HEPAR SULPHUR MIND SYMPTOMS

WILLIAM BOERICKE

  • Anguish in the evening and night, with thoughts of suicide.
  • The slightest cause irritates him.
  • Dejected and sad.
  • Ferocious.
  • Hasty speech.



J.H.CLARKE

  • Sadness and desire to weep.
  • Anguish and extreme apprehension, esp. in evening, and sometimes suggesting suicide.
  • Ill-humor; dislike even to see friends.
  • Excessive irritability.
  • Vexation and passion, with hasty speech and excessive weakness of memory.
  • The slightest cause irritates him and makes him extremely vehement.
  • A sort of furious spleen as though one could murder a man in cold blood.
  • Anger; would have no hesitation in killing a man who offended him, only he knows better.Visions in the morning, in bed.



S.R.PHATAK

  • Dejected and sad.
  • Sudden weak memory.
  • Touchy; mentally and physically; easily.
  • Quarrelsome, hard to get along with, nothing pleases him, dislikes persons, places; becomes cross and violent.
  • Irritable or DISSATISFIED, with oneself, and others. Ferocious; wants to kill who offends him; wants to set things on fire.
  • Horrid impulses.
  • Hasty in speech, and drinking.
  • The words roll out tumbling over each other.
  • Cross children. Child does not laugh, amuse itself. Sits silent and speechless in a corner.



J.T.KENT

  • This remedy belongs to patients that are called delicate, that are oversensitive to impressions.
  • The mind takes part in this oversensitiveness and manifests itself by a state of extreme irritability.
  • Every little thing that disturbs the patient makes him intensely angry, abusive and impulsive.
  • The impulses will overwhelm him and make him wish to kill his best friend in an instant.
  • Impulses also that are without cause sometimes crop out in Hepar.
  • A man may have a sudden impulse to stab his friend.
  • A barber has an impulse to cut the throat of his patron while in the chair.
  • Mothers may have an impulse to throw the child into the fire or an impulse to set herself on fire; an impulse to do violence and to destroy.
  • These symptoms increase to insanity and then the impulses are often carried out.
  • It becomes a mania to set fire to things.
  • The patient is quarrelsome, hard to get along with; nothing pleases; everybody disturbs oversensitiveness to persons, to people and to places.
  • He desires a constant change of persons and things and surroundings and each new surrounding or person or thing again displeases and makes him irritated.

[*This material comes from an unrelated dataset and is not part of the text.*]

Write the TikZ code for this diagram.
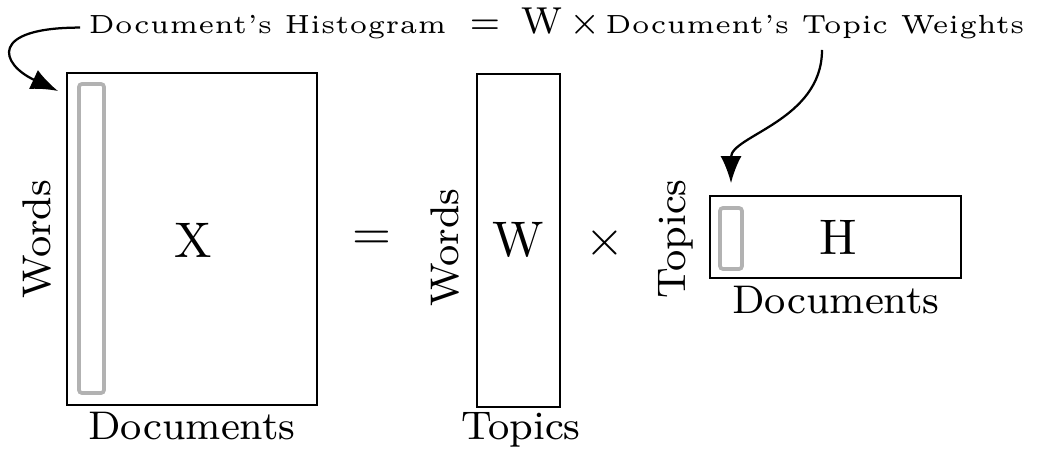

With this irritability of temper and physical irritability there is a tendency to suppuration in parts.
  • Localized inflammations incline to suppurate, especially in glands and cellular tissue do we have suppuration and ulcers.
  • The glands of the neck, axilla and groin and the mammary glands swell, become hard and suppurate.
  • First the hard swellings with the feeling as if they had sticks jagging in them, then it becomes highly inflamed and red over the part and ultimately it suppurates, discharges and heals slowly.
  • The bone even suppurates and takes on necrosis and caries. Felons around the root of the nail and ends of the fingers.
  • The nail suppurates and loosens and comes off. Sensation of splinters under the nails, even when they do not suppurate.
  • The nails become hard and brittle. Warts crack open and bleed, sting and burn and suppurate.
  • Hepar is especially useful in felons in such a constitution as described, but sometimes you will have nothing more than the fact that the patient is a scrawny, chilly patient, who is always taking cold and subject to felons.
  • I have often had to give Hepar on no better information and have known it to stop the tendency to felons.
  • It also competes with Silica. The patient is often scrawny, and has a tendency to enlargement of glands. The lymphatic glands are generally hard and enlarged, They are chronically enlarged without suppuration, and at any cold that comes on some particular gland may suppurate.